Task description:
Give the number of lines that include the string "Python", nothing more.

Information provided:
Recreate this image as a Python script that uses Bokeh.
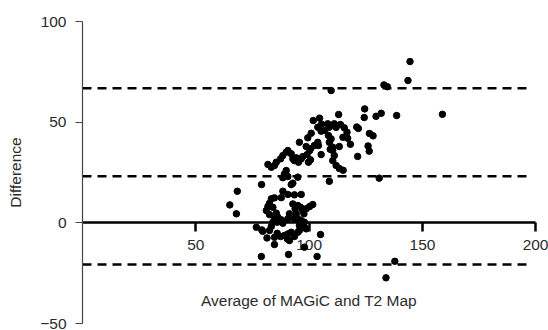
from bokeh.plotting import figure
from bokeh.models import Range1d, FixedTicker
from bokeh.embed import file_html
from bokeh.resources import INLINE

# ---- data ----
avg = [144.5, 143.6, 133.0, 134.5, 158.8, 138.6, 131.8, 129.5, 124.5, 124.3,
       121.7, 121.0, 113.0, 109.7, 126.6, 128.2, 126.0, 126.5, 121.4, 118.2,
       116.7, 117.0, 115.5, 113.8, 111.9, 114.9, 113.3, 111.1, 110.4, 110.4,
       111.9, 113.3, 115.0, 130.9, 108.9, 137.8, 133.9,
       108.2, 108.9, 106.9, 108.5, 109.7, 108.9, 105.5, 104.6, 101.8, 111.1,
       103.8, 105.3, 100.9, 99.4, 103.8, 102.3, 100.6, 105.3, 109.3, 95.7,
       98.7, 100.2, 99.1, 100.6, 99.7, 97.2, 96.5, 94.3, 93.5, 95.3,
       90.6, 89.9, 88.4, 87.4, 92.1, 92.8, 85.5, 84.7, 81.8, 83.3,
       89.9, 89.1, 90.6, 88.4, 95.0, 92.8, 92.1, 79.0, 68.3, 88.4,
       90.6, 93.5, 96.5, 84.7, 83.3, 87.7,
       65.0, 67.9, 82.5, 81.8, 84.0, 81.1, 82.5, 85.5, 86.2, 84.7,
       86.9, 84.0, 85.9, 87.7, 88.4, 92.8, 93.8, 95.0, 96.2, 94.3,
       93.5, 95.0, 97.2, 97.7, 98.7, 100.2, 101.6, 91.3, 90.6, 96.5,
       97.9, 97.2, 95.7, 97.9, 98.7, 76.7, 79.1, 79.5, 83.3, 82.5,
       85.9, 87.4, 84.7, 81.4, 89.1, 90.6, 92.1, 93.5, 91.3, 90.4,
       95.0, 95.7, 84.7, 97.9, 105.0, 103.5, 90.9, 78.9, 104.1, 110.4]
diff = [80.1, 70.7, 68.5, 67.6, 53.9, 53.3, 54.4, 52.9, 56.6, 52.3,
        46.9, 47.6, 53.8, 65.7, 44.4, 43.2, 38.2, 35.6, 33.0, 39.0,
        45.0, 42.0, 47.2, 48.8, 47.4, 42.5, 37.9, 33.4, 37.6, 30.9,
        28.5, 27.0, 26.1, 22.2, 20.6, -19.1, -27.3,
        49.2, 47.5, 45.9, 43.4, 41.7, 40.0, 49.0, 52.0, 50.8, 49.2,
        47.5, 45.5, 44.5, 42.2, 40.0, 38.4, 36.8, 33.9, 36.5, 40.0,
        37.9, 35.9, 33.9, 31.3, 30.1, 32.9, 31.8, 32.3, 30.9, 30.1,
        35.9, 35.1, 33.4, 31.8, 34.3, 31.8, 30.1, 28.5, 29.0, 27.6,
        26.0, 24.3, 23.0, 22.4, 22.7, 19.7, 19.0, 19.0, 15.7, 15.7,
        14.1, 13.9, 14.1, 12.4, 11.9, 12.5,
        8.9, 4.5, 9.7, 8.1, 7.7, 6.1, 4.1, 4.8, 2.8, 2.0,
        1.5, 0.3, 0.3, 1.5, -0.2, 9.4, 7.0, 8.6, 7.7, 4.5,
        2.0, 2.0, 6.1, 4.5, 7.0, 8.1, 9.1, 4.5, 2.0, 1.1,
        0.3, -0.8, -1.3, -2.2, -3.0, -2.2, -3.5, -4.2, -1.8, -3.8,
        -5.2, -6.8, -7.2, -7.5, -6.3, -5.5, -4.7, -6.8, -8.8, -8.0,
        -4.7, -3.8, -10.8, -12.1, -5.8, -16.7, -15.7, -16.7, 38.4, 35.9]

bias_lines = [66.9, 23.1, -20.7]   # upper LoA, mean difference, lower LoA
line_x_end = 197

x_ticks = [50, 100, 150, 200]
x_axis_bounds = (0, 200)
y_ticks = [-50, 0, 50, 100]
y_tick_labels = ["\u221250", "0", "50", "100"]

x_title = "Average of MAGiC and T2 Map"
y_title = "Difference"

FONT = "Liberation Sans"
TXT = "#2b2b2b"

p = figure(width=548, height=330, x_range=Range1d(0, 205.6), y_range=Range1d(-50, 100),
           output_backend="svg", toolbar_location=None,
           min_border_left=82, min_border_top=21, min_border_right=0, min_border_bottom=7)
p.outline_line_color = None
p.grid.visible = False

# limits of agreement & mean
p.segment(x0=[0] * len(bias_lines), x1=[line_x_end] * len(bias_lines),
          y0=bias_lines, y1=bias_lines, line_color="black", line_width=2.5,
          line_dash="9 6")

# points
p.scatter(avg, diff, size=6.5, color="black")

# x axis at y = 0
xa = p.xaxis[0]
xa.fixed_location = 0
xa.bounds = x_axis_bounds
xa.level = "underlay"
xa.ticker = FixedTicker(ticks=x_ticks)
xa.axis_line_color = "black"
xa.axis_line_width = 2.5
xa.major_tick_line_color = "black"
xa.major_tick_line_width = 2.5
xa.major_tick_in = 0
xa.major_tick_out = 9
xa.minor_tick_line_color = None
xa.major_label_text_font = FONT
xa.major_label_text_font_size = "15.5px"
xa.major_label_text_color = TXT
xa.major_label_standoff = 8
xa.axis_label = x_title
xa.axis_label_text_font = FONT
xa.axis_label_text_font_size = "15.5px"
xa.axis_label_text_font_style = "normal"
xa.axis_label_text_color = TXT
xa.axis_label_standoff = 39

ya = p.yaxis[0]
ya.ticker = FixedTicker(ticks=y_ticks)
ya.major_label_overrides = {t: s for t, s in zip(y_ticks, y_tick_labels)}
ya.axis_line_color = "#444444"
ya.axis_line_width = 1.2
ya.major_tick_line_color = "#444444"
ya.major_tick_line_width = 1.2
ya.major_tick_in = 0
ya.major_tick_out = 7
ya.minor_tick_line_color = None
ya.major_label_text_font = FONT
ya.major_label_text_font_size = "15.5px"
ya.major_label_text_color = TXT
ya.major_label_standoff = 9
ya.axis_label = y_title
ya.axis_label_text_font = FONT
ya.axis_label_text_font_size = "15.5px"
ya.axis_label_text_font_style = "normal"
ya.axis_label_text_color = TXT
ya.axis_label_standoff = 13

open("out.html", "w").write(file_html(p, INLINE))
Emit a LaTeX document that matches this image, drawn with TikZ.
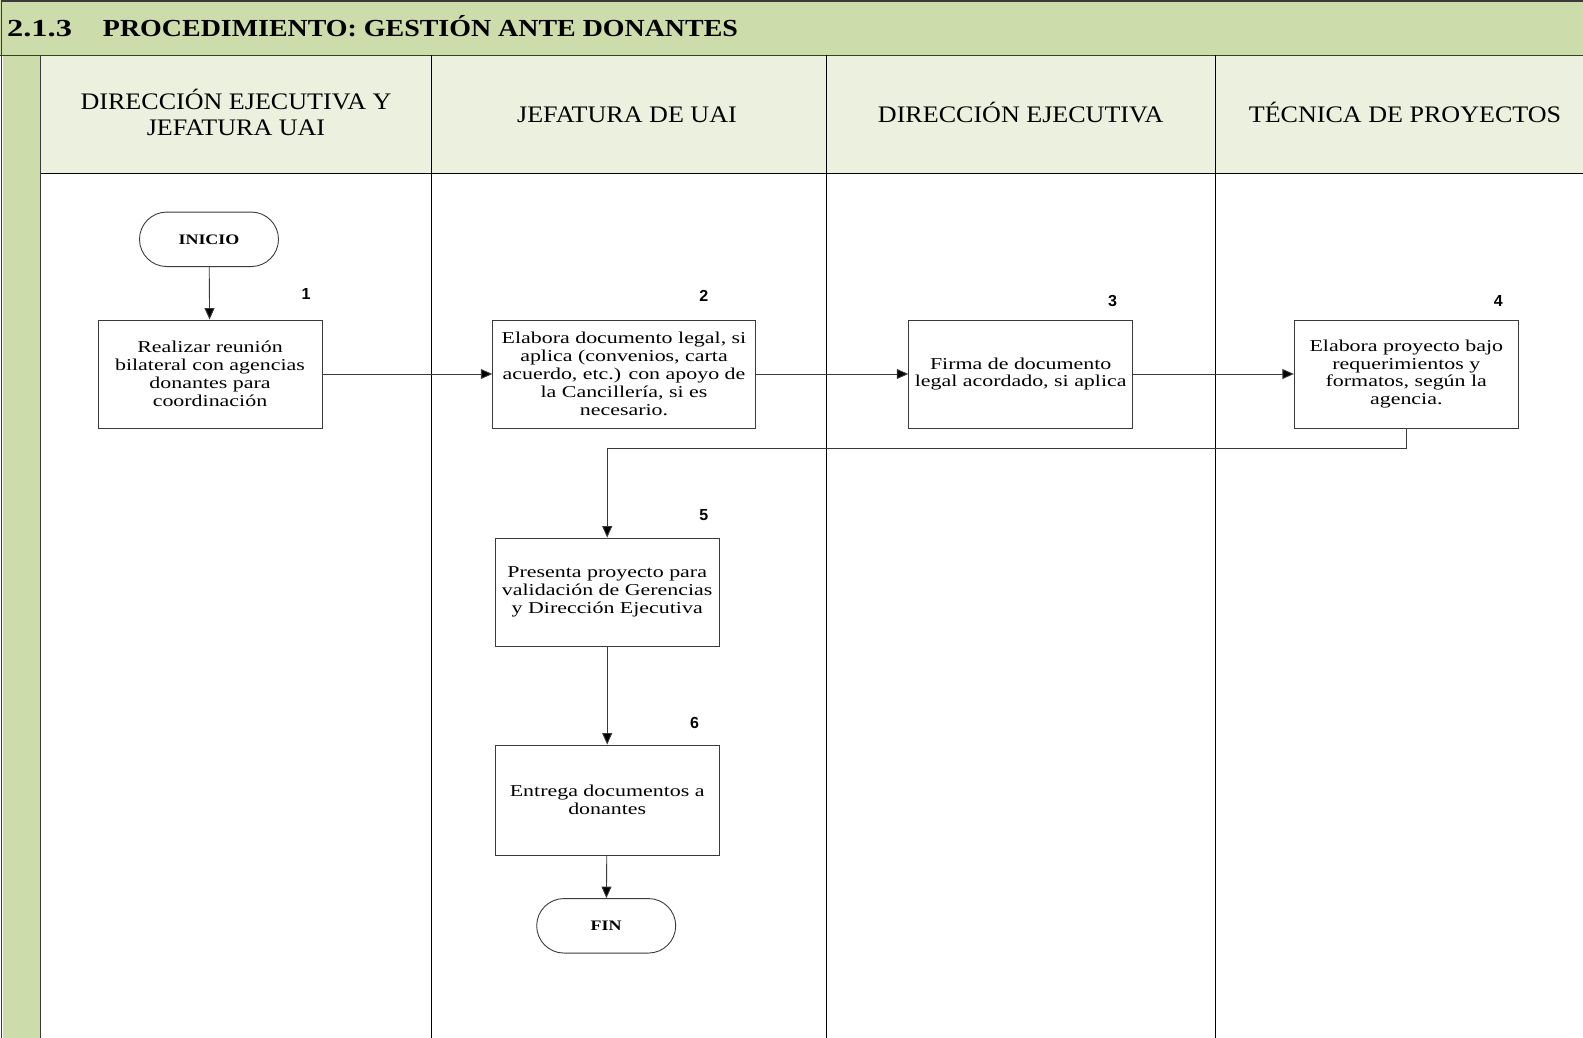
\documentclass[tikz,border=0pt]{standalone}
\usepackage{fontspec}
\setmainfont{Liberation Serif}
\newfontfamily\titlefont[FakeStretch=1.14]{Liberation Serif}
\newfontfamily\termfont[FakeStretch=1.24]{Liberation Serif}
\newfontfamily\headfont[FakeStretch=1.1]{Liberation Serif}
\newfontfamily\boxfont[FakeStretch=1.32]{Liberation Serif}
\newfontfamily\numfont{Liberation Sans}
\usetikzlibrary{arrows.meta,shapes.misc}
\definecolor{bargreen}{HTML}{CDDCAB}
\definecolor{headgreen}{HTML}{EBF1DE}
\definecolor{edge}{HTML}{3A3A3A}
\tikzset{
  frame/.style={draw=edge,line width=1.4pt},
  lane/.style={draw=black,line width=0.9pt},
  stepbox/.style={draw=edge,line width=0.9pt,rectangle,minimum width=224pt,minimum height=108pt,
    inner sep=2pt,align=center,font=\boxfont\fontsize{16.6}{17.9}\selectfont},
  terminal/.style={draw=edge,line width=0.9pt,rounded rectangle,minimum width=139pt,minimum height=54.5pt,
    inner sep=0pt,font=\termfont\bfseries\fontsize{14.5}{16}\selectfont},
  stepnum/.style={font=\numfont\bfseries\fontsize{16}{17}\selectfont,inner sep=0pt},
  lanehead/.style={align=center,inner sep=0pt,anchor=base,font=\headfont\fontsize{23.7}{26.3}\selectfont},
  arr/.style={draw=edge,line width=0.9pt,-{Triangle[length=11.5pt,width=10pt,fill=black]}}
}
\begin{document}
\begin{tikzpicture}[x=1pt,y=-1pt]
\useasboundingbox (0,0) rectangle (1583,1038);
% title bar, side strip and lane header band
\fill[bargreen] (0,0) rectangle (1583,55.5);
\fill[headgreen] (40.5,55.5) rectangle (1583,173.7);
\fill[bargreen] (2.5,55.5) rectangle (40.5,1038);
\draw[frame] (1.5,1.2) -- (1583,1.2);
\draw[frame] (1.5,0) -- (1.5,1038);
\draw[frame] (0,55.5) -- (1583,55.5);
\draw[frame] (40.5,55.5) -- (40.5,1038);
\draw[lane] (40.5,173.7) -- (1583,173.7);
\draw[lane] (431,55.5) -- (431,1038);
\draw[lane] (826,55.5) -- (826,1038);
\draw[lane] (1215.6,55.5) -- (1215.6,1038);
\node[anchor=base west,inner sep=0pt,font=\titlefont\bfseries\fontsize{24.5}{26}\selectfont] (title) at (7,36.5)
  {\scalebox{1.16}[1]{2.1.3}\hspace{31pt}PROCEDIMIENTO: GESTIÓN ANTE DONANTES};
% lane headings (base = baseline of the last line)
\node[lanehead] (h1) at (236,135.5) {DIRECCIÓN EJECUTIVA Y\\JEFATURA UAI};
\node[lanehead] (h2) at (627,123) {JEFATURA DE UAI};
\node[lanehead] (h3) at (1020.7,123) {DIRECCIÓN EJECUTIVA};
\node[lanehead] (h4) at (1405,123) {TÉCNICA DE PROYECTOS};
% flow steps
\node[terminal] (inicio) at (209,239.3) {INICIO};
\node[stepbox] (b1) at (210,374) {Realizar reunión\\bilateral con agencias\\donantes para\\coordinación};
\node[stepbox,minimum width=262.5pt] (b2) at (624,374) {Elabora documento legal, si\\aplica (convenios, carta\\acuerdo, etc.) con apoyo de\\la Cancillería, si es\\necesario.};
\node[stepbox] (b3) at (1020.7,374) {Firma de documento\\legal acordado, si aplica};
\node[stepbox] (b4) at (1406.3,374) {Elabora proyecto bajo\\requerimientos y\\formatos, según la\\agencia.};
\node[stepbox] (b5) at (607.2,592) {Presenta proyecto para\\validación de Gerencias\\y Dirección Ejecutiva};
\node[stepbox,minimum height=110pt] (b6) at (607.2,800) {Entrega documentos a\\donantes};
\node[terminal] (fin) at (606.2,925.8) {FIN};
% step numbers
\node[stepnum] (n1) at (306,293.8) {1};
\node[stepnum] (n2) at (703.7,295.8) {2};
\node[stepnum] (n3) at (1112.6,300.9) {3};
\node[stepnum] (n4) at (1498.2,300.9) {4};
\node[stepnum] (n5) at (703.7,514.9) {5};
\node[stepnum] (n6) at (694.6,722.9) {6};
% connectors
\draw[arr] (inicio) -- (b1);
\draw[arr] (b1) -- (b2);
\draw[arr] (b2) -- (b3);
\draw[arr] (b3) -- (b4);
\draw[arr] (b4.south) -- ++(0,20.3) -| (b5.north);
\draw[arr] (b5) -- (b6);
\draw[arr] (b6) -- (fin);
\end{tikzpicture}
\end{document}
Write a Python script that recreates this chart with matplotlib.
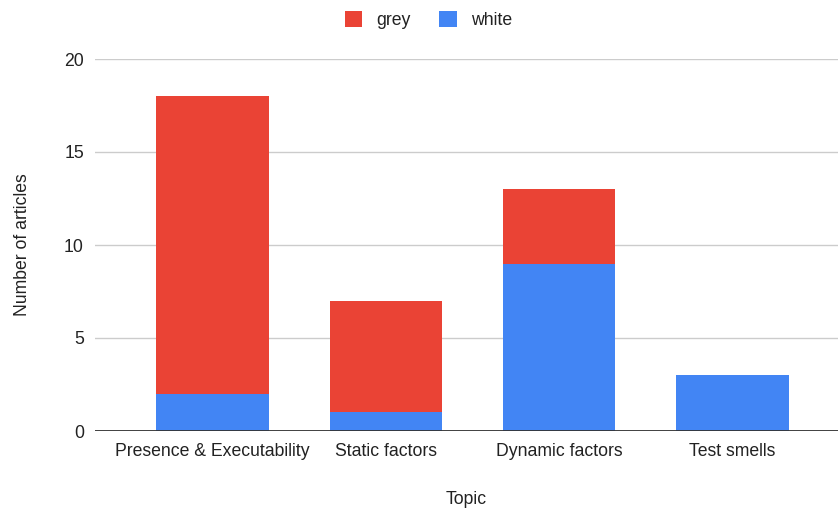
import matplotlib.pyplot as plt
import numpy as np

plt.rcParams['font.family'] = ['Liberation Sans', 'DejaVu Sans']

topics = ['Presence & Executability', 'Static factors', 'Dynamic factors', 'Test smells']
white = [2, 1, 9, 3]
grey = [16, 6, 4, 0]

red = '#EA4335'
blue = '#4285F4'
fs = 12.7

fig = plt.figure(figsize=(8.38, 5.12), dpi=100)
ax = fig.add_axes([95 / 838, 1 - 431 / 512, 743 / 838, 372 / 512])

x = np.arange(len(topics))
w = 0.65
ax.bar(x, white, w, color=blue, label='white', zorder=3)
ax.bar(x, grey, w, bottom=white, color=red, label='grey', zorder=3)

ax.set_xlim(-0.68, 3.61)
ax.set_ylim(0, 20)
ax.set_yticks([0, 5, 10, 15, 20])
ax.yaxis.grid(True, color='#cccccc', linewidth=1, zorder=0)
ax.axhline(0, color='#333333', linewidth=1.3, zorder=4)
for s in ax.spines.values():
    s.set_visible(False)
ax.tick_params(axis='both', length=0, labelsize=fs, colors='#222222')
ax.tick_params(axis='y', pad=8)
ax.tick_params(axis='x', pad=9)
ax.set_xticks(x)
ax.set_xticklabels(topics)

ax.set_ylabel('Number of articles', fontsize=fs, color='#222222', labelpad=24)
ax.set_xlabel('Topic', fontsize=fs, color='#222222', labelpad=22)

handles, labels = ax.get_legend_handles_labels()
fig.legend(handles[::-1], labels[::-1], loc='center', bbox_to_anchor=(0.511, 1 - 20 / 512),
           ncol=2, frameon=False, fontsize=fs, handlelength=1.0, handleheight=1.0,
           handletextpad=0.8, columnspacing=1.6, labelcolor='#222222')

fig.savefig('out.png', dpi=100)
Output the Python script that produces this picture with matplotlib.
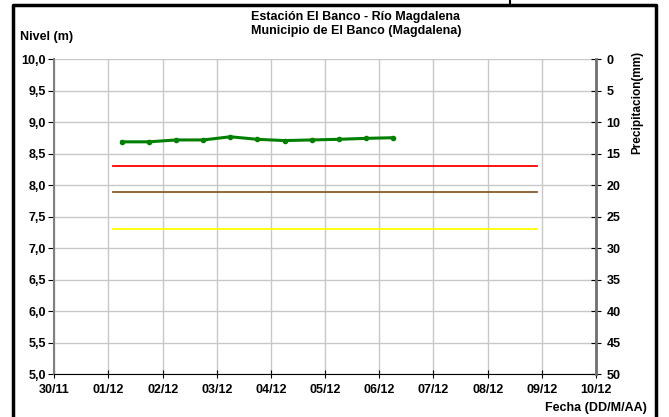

Result:
3